Over the past few months with my mentors at ZEIT ONLINE I have been doing a lot of thinking about how to better monitor news organizations performance in the social media space. To successfully monitor how stories propagate into the social world you are going to need access to a few things:
- A feed of the home page ( or whatever list of articles/urls you want to monitor ).
- A machine to collect and store what you find.
- A way to find the metrics from the social media world.
The home page is a good source because it is always changing so it will provide you with a constant list of urls to collect that the news organization feels are important enough to show on their home page. This is usually provided in some sort of xml ( via rss ) or json format that is constantly updated and publicly available for you to access at any time.
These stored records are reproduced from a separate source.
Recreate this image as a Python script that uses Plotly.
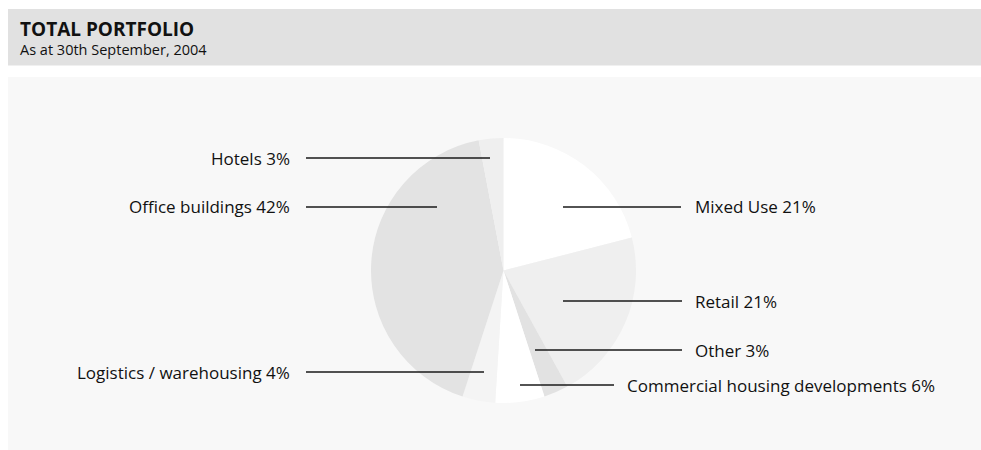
import plotly.graph_objects as go

W, H = 981, 450

categories = ["Mixed Use", "Retail", "Other", "Commercial housing developments",
              "Logistics / warehousing", "Office buildings", "Hotels"]
values = [21, 21, 3, 6, 4, 42, 3]
slice_colors = ["#ffffff", "#efefef", "#e2e2e2", "#ffffff", "#f4f4f4", "#e3e3e3", "#efefef"]

title_text = "TOTAL PORTFOLIO"
subtitle_text = "As at 30th September, 2004"

# label layout (pixel positions): side, text anchor x, y, line start, line end
label_layout = {
    "Mixed Use": ("left", 693, 207, 563, 681),
    "Retail": ("left", 693, 301, 563, 682),
    "Other": ("left", 693, 350, 535, 682),
    "Commercial housing developments": ("left", 625, 385, 520, 614),
    "Logistics / warehousing": ("right", 292, 372, 306, 484),
    "Office buildings": ("right", 292, 207, 306, 437),
    "Hotels": ("right", 292, 158, 306, 490),
}

def px(x):
    return x / W

def py(y):
    return 1 - y / H

FONT = "Open Sans"

fig = go.Figure()
fig.add_trace(go.Pie(
    labels=categories,
    values=values,
    sort=False,
    direction="clockwise",
    rotation=0,
    marker=dict(colors=slice_colors, line=dict(width=0)),
    textinfo="none",
    hoverinfo="skip",
    showlegend=False,
    domain=dict(x=[px(371), px(636)], y=[py(403), py(138)]),
))

shapes = [
    dict(type="rect", xref="paper", yref="paper", x0=px(8), x1=px(981), y0=py(65.5), y1=py(9),
         fillcolor="#e1e1e1", line=dict(width=0), layer="below"),
    dict(type="rect", xref="paper", yref="paper", x0=px(8), x1=px(981), y0=py(450), y1=py(77),
         fillcolor="#f8f8f8", line=dict(width=0), layer="below"),
]
annotations = [
    dict(text="<b>" + title_text + "</b>", x=px(18), y=py(29), xref="paper", yref="paper",
         xanchor="left", yanchor="middle", showarrow=False,
         font=dict(family=FONT, size=19, color="#111111")),
    dict(text=subtitle_text, x=px(18), y=py(49), xref="paper", yref="paper",
         xanchor="left", yanchor="middle", showarrow=False,
         font=dict(family=FONT, size=14.5, color="#111111")),
]

for cat, val in zip(categories, values):
    side, tx, ty, l0, l1 = label_layout[cat]
    shapes.append(dict(type="line", xref="paper", yref="paper",
                       x0=px(l0), x1=px(l1), y0=py(ty), y1=py(ty),
                       line=dict(color="#1a1a1a", width=1.5)))
    annotations.append(dict(
        text=f"{cat} {val}%", x=px(tx), y=py(ty), xref="paper", yref="paper",
        xanchor="left" if side == "left" else "right", yanchor="middle",
        showarrow=False, font=dict(family=FONT, size=17, color="#111111")))

fig.update_layout(
    width=W, height=H,
    margin=dict(l=0, r=0, t=0, b=0),
    paper_bgcolor="#ffffff",
    plot_bgcolor="#ffffff",
    shapes=shapes,
    annotations=annotations,
)

fig.write_html("out.html")
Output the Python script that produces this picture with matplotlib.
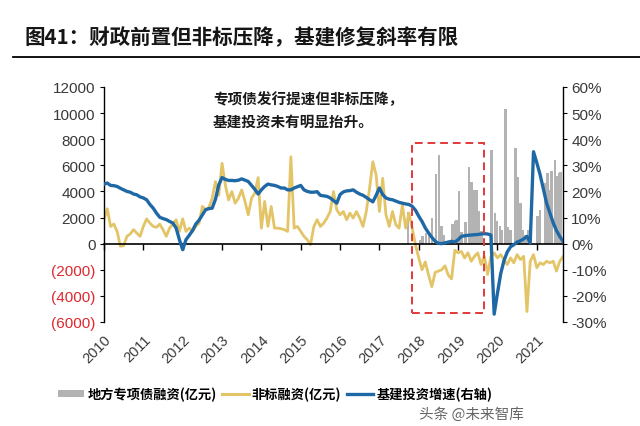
import numpy as np
import matplotlib
matplotlib.use('agg')
import matplotlib.pyplot as plt
from matplotlib.patches import Rectangle, Patch
from matplotlib.lines import Line2D

plt.rcParams['font.family'] = ['Liberation Sans', 'Noto Sans CJK SC']
CJK = ['Noto Sans CJK SC', 'DejaVu Sans']

########################## data ########################################
# monthly points, index 0 = first month at the 2010 tick (Mar 2010)
year_labels = ['2010', '2011', '2012', '2013', '2014', '2015',
               '2016', '2017', '2018', '2019', '2020', '2021']

# non-standard financing (亿元), left axis
nonstd = [1830, 2670, 1320, 1500, 940, -200, -150, 560, 740, 1070, 810, 560,
          1320, 1900, 1570, 1320, 1250, 1500, 1070, 560, 1190, 1500, 1830, 940,
          1900, 940, 1190, 940, 1320, 1570, 2850, 2590, 2770, 3480, 4750, 3700,
          6150, 4500, 3350, 3990, 3100, 3480, 4110, 3230, 2210, 3480, 3860, 5050,
          1190, 3230, 1320, 2850, 1190, 1190, 1140, 1070, 940, 6650, 1190, 1320,
          940, 560, 300, -80, 1300, 1830, 1320, 1570, 1960, 2460, 3990, 2590,
          2210, 2460, 1830, 2340, 1960, 2460, 1960, 1320, 2460, 4240, 6270, 5260,
          2460, 5000, 2210, 1320, 2460, 1450, 1190, 2970, 1190, 2340, 1190, -80,
          -1100, -2000, -1400, -2400, -3300, -2200, -2100, -2000, -1700, -2400, -2700, -500,
          -700, -600, -1100, -700, -1350, -970, -710, -1600, -970, -2360, -1000, -710,
          -1090, -840, -1220, -1600, -1090, -1470, -840, -1220, -970, -5200, -1350, -840,
          -1850, -1470, -1600, -1350, -1470, -1350, -2100, -1350, -1000]

# infrastructure investment growth (%), right axis
infra = [22.8, 23.2, 22.3, 22.2, 21.9, 21.2, 20.6, 20.0, 19.7, 19.0, 18.7, 17.9,
         17.5, 16.8, 15.0, 13.6, 11.7, 10.1, 9.6, 9.2, 8.5, 7.9, 6.0, 1.5,
         -2.3, 1.5, 3.2, 5.0, 7.5, 9.0, 11.0, 13.0, 13.4, 13.6, 17.0, 22.5,
         25.3, 24.6, 24.2, 24.2, 24.1, 24.3, 24.8, 24.3, 23.8, 22.3, 20.8, 19.0,
         20.6, 21.9, 22.8, 22.5, 22.3, 21.9, 21.3, 21.3, 20.6, 20.6, 21.3, 21.8,
         22.3, 20.6, 20.0, 19.7, 19.7, 19.9, 18.5, 18.3, 18.1, 17.5, 16.5, 15.5,
         18.8, 19.8, 20.2, 20.3, 20.6, 19.7, 19.0, 18.5, 17.7, 16.8, 16.0, 18.5,
         21.3, 18.8, 17.5, 17.0, 16.8, 16.3, 15.8, 15.5, 15.2, 15.0, 14.3, 12.8,
         10.5, 8.5, 6.0, 4.1, 2.4, 0.9, 0.1, 0.0, 0.3, 0.6, 0.9, 0.6,
         1.5, 2.8, 3.0, 3.2, 3.3, 3.4, 3.5, 3.7, 3.8, 3.7, 3.3, -27.0,
         -19.0, -11.5, -6.5, -3.2, -1.2, -0.4, 0.6, 1.1, 1.8, 2.8, 0.3, 35.2,
         31.0, 26.5, 21.0, 15.5, 11.7, 8.0, 5.0, 2.8, 0.9]

# local special bond financing (亿元), left axis; positions in months
bond_pos = [92.8, 96.3, 97.2, 98.2, 99.2, 100.1, 101.2, 102.2, 103.0, 103.7,
            106.3, 107.0, 107.5, 108.3, 109.1, 110.3, 111.3, 112.1, 112.8, 113.6,
            114.4, 115.2, 118.2, 119.2, 119.9, 120.7, 121.4, 122.5, 123.3, 124.0,
            125.5, 126.3, 127.0, 127.8, 128.5, 129.4, 132.2, 132.9, 134.5, 135.2,
            136.0, 136.5, 137.5, 138.0, 138.7, 139.3]
bond_val = [2400, 300, 600, 800, 800, 1950, 5300, 6800, 1350, 700,
            1500, 1700, 1800, 4000, 900, 1650, 5900, 4700, 4100, 4100,
            2500, 950, 7170, 2340, 1730, 1350, 1070, 10350, 1300, 1050,
            7300, 5140, 3100, 1050, 700, 1050, 2100, 2600, 4630, 5400,
            4100, 5550, 6400, 5150, 5400, 5500]

# highlighted window (months, left-axis units)
box_x = [93.9, 115.9]
box_y = [-5340, 7680]

left_ticks = [-6000, -4000, -2000, 0, 2000, 4000, 6000, 8000, 10000, 12000]
right_ticks = [-30, -20, -10, 0, 10, 20, 30, 40, 50, 60]

########################## plot ########################################
idx = np.arange(len(nonstd))
c_gray = '#B3B3B3'
c_yel = '#E3C466'
c_blue = '#1F68A6'
c_txt = '#3A3A3A'

fig = plt.figure(figsize=(6.4, 4.27), dpi=100)
ax = fig.add_axes([0.1625, 0.2436, 0.7172, 0.5504])
ax2 = ax.twinx()

ax.bar(bond_pos, bond_val, width=0.75, color=c_gray, zorder=1)
ax.plot(idx, nonstd, color=c_yel, lw=2.0, zorder=2)
ax2.plot(idx, infra, color=c_blue, lw=2.4, zorder=3)
ax2.add_patch(Rectangle((box_x[0], box_y[0] / 200.0), box_x[1] - box_x[0],
                        (box_y[1] - box_y[0]) / 200.0, fill=False,
                        edgecolor='#E2393A', lw=1.4, ls=(0, (4, 2.5)), zorder=4))

ax.set_xlim(0, len(nonstd) - 1)
ax.set_ylim(-6000, 12000)
ax2.set_ylim(-30, 60)

# axis line through zero with year ticks, labels at the bottom
ax.spines['bottom'].set_position(('data', 0))
ax.spines['top'].set_visible(False)
ax.spines['right'].set_visible(False)
for s in ['top', 'bottom', 'left']:
    ax2.spines[s].set_visible(False)
ax.spines['bottom'].set_linewidth(1.2)
ax.spines['left'].set_linewidth(1.0)
ax2.spines['right'].set_linewidth(1.0)

year_pos = np.arange(len(year_labels)) * 12
ax.set_xticks(year_pos)
ax.tick_params(axis='x', direction='out', length=4, width=1, labelbottom=False)
sec = ax.secondary_xaxis(0)
sec.set_xticks(year_pos)
sec.set_xticklabels(year_labels, rotation=45, ha='right', rotation_mode='anchor',
                    fontsize=10.5, color=c_txt)
sec.tick_params(length=0, pad=7)
sec.spines['bottom'].set_visible(False)

ax.set_yticks(left_ticks)
ax.set_yticklabels(['(%d)' % -v if v < 0 else '%d' % v for v in left_ticks], fontsize=11)
for lab, v in zip(ax.get_yticklabels(), left_ticks):
    lab.set_color('#E0262E' if v < 0 else c_txt)
ax.tick_params(axis='y', direction='out', length=3, pad=3)

ax2.set_yticks(right_ticks)
ax2.set_yticklabels(['%d%%' % v for v in right_ticks], fontsize=11, color=c_txt)
ax2.tick_params(axis='y', direction='out', length=3, pad=3)

# annotation
fig.text(0.333, 0.787, '专项债发行提速但非标压降，\n基建投资未有明显抬升。',
         family=CJK, fontsize=10.5, fontweight='bold', color='#1a1a1a',
         va='top', ha='left', linespacing=1.5)

# title and rule
fig.text(0.039, 0.911, '图41：财政前置但非标压降，基建修复斜率有限',
         family=CJK, fontsize=14.8, fontweight='bold', color='#151515', va='center')
fig.add_artist(Line2D([0.02, 1.0], [0.864, 0.864], color='black', lw=1.3))

# legend
handles = [Patch(facecolor=c_gray, edgecolor='none'),
           Line2D([], [], color=c_yel, lw=2.2),
           Line2D([], [], color=c_blue, lw=2.4)]
labels = ['地方专项债融资(亿元)', '非标融资(亿元)', '基建投资增速(右轴)']
fig.legend(handles, labels, loc='center', bbox_to_anchor=(0.43, 0.075), ncol=3,
           frameon=False, prop={'family': CJK, 'size': 9.5, 'weight': 'bold'},
           handlelength=2.0, handleheight=0.5, handletextpad=0.25, columnspacing=0.4)

fig.text(0.655, 0.030, '头条 @未来智库', family=CJK, fontsize=10.5, color='#666666',
         va='center', ha='left')

plt.savefig('out.png', dpi=100)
In other words you need a harvester to constantly pick the stories from the top of the pile.
Once you have access to those resources you can start to aggregate them together to create an access point so that yourself and others can use to make sense of the data. Below is a small diagram to explain visually exactly what I just mentioned followed by an explanation of exactly how I am harvesting ZEIT ONLINE.
Starting off in the top left, Amo provides me with all the share values for a given url. It is constantly being used to provide feedback to a story’s share counts. Google+ did not have an API for getting the number of +1s a url has received so I had to create one myself. Facebook returns their share data in XML. None of the services from the social world was available in JSON except for the Twitter API. Without Amo I would have to constantly poll Twitter, Facebook and Google separately and then merge them all together inside of my app code. Amo is just an abstraction of social share API’s all wrapped up into one nice “likeable” JSON object.
The next piece you see is the “Harvesting Layer”. It feeds the database everything that it needs to serve up the “API and Caching” layer. The following is how I update the database from the constantly polling feed of ZEIT ONLINE articles.
- Grab a list of the articles from the home page and compare them to the recent articles I have collected. In my case grabbing the ZEIT home page was easy. They use xslt to drive their whole site, in other words their whole site is one open API for me to consume. For example, go to the ZEIT home page. Once you are there replace the “www” with “xml” ( xml.zeit.de/index ). What you will find is a massive XML structure that represents all of the data and meta data behind the page you see their. It is pretty much a playground for developers. If you are using node make sure to check out xml-simple, it is the best xml parser i know of. Inside the centerpage you will find the feed. If you want to harvest another source you will have to become familiar with their output structure in order to properly break it down in your app. You really only need three key ingredients: publish date, title and url.
- Strip out any illegal characters that JSON won’t parse ( this can happen when dealing with non-english content, for example ). Make sure you set the encoding properly to deal with umlauts. Put the new article inside of the database with Mikeals’ request. Because I used CouchDB, I needed a unique identifier. I used a nice little node utility to create a UUID for me for every url. At this point you are done with the URL harvesting.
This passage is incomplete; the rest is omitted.